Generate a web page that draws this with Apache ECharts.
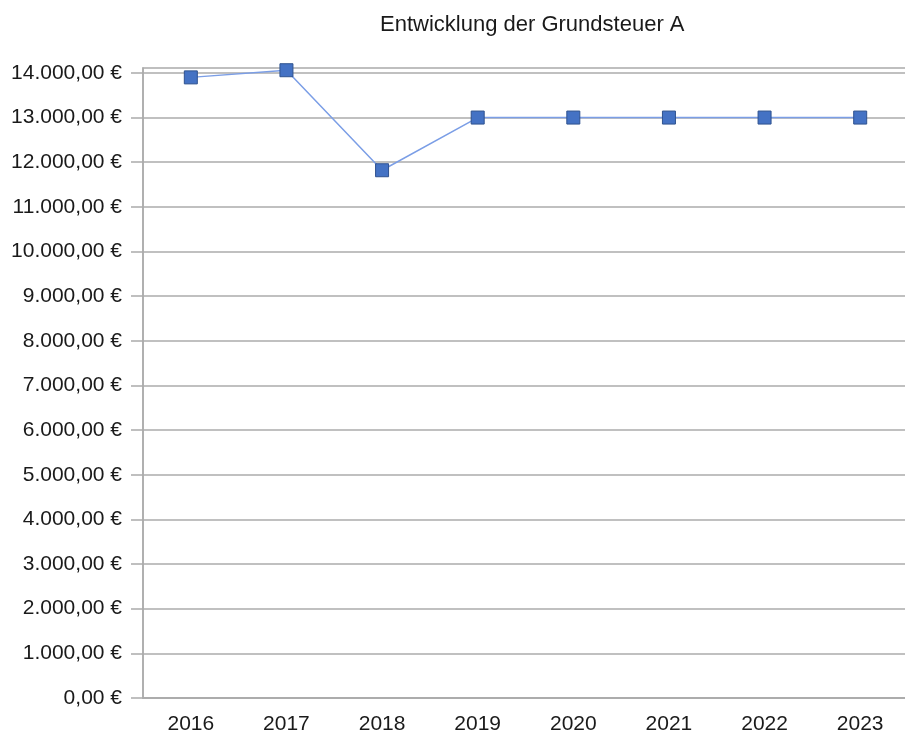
<!DOCTYPE html>
<html>
<head>
<meta charset="utf-8">
<title>Entwicklung der Grundsteuer A</title>
<script src="https://cdn.jsdelivr.net/npm/echarts@6/dist/echarts.min.js"></script>
<style>
  html, body { margin: 0; padding: 0; background: #fff; }
  #chart { width: 905px; height: 738px; }
</style>
</head>
<body>
<div id="chart"></div>
<script>
// Daten
const years = ['2016', '2017', '2018', '2019', '2020', '2021', '2022', '2023']
const grundsteuerA = [13900, 14060, 11820, 13000, 13000, 13000, 13000, 13000]
const yTicks = [0, 1000, 2000, 3000, 4000, 5000, 6000, 7000, 8000, 9000, 10000, 11000, 12000, 13000, 14000]

const font = 'Liberation Sans, Arial, sans-serif'
const gridColor = '#ababab'

// Euro-Format: 14.000,00 €
const formatEuro = (v) => {
  const parts = Number(v).toFixed(2).split('.')
  const int = parts[0].replace(/\B(?=(\d{3})+(?!\d))/g, '.')
  return int + ',' + parts[1] + ' €'
}

const chart = echarts.init(document.getElementById('chart'))

const option = {
  backgroundColor: '#ffffff',
  animation: false,
  title: {
    text: 'Entwicklung der Grundsteuer A',
    left: 375,
    top: 9,
    textStyle: {
      fontFamily: font,
      fontSize: 22,
      fontWeight: 'normal',
      color: '#1a1a1a'
    }
  },
  // Plotfläche reicht rechts etwas über den Rand hinaus
  grid: {
    show: true,
    left: 143,
    width: 765,
    top: 68,
    bottom: 40,
    outerBoundsMode: 'none',
    containLabel: false,
    borderColor: gridColor,
    borderWidth: 1.5,
    backgroundColor: 'transparent'
  },
  xAxis: {
    type: 'category',
    data: years,
    boundaryGap: true,
    axisLine: { lineStyle: { color: gridColor, width: 1.5 } },
    axisTick: { alignWithLabel: true, length: 10, lineStyle: { color: gridColor, width: 1.5 } },
    axisLabel: {
      margin: 16,
      fontFamily: font,
      fontSize: 21,
      color: '#1a1a1a'
    },
    splitLine: { show: false }
  },
  yAxis: {
    type: 'value',
    min: 0,
    max: 14110,
    interval: 1000,
    axisLine: { show: true, lineStyle: { color: gridColor, width: 1.5 } },
    axisTick: {
      show: true,
      length: 12,
      customValues: yTicks,
      lineStyle: { color: gridColor, width: 1.5 }
    },
    axisLabel: {
      margin: 21,
      customValues: yTicks,
      fontFamily: font,
      fontSize: 21,
      color: '#1a1a1a',
      formatter: formatEuro
    },
    splitLine: { show: true, lineStyle: { color: gridColor, width: 1.5 } }
  },
  series: [{
    name: 'Grundsteuer A',
    type: 'line',
    data: grundsteuerA,
    symbol: 'rect',
    symbolSize: 13,
    lineStyle: { color: '#7b9ee6', width: 1.5 },
    itemStyle: { color: '#4472c4', borderColor: '#2f528f', borderWidth: 1 }
  }]
}

chart.setOption(option)
</script>
</body>
</html>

PROMPT >> Copy nothing but the lines from the first one in the listing through the line with "const gridColor = '#ababab'", and omit the pictures.

RESPONSE BELOW >>
Generate a web page that draws this with Apache ECharts.
<!DOCTYPE html>
<html>
<head>
<meta charset="utf-8">
<title>Entwicklung der Grundsteuer A</title>
<script src="https://cdn.jsdelivr.net/npm/echarts@6/dist/echarts.min.js"></script>
<style>
  html, body { margin: 0; padding: 0; background: #fff; }
  #chart { width: 905px; height: 738px; }
</style>
</head>
<body>
<div id="chart"></div>
<script>
// Daten
const years = ['2016', '2017', '2018', '2019', '2020', '2021', '2022', '2023']
const grundsteuerA = [13900, 14060, 11820, 13000, 13000, 13000, 13000, 13000]
const yTicks = [0, 1000, 2000, 3000, 4000, 5000, 6000, 7000, 8000, 9000, 10000, 11000, 12000, 13000, 14000]

const font = 'Liberation Sans, Arial, sans-serif'
const gridColor = '#ababab'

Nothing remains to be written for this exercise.